Brewery based in Houston, Texas

Karbach Brewing Company is a brewery based in Houston, Texas. Since 2016, it has been owned by Anheuser-Busch InBev. It was founded in 2011, when beverage industry veterans Chuck Robertson and Ken Goodman (of distributor C.R. Goodman) joined with Eric Warner, the former brewmaster and CEO of Flying Dog, on a new venture. The brewery is named for its location on Karbach Street in Houston's Spring Branch neighborhood.

In 2013, The New Yorker noted that Karbach was the second fastest-growing craft brewery in the U.S. In 2015, Karbach completed renovations on a expansion to its brewhouse, which also added an on-site restaurant.

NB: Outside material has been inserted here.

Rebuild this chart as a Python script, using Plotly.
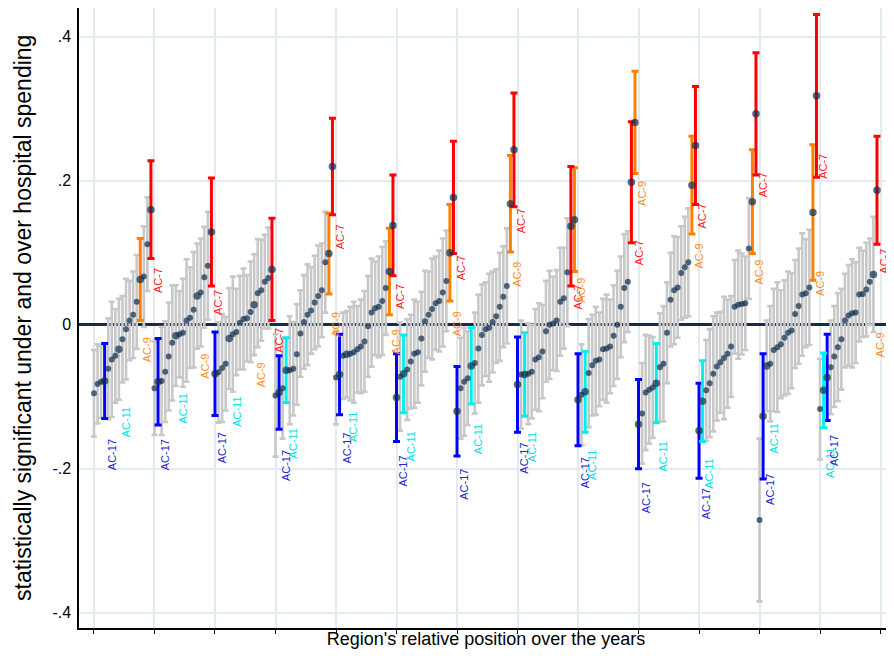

In 2025, Karbach began brewing beer for Golden Road Brewing, a California based brewery also owned by Anheuser-Busch InBev. The beer is brewed and packaged at the facility and then shipped back to California for distribution.

Karbach was acquired by Anheuser-Busch InBev on November 3, 2016.

== Products ==

=== Ziegenbock ===

Ziegenbock is a German-style Bock beer. Brewed at 4.9% ABV, Ziegenbock is the flagship beer of Karbach Brewing Company.

=== Crawford Bock ===

Crawford Bock is marketed as a "Ballpark Beer". Its iconic can design is inspired by the tequila sunrise uniforms of the Houston Astros. This beer is named after the Crawford Boxes at Daikin Park, the home of the Astros. A percentage of Crawford Bock revenue goes towards the Astros Foundation.

=== Love Street Blonde ===
Love Street Blonde is a Kölsch-style beer, brewed at 4.9% ABV. The Love Street line of beers are named after the former Love Street Light Circus Feel Good Machine, a psychadelic nightclub at Allen's Landing, the birthplace of Houston, Texas.

==== Love Street Light ====
Love Street Light is a 4.2% light lager, derivative of Love Street Blonde.

=== Hopadillo ===
Hopadillo IPA is Karbach Brewing Company's most popular india pale ale offering. It's brewed at 6.6% ABV.

==== Hopadillo Hazy IPA ====
Hopadillo Hazy IPA is a 6% ABV offering, advertised as being brewed with "tropical fruit".

==== Hopadillo Juicy IPA ====
Also brewed with "tropical fruit", similar to Hopadillo Hazy, Hopadillo Juicy IPA is brewed at 7.3% ABV.

==== Hopadillo Imperial IPA ====
This citrus IPA is Karbach's strongest brewed product, resulting in a 9.9% ABV IPA.

=== Rodeo Clown Double IPA ===
With notes of toffee and stone fruit, Rodeo Clown Double IPA is similar in strength to Hopadillo Imperial IPA, coming to 9.5% ABV.

=== Free & Easy IPA ===
Free & Easy IPA is Karbach Brewing Company's non-alcoholic offering. Karbach describes it as having "orange zest, grapefruit, and citrus" aromas.

=== Ranch Water ===

Ranch Water is Karbach's hard seltzer offering. It is a "blend of hard seltzer with lime and agave." Ranch Water is offered in Original Lime, Prickly Pear, Watermelon, and Meyer Lemon.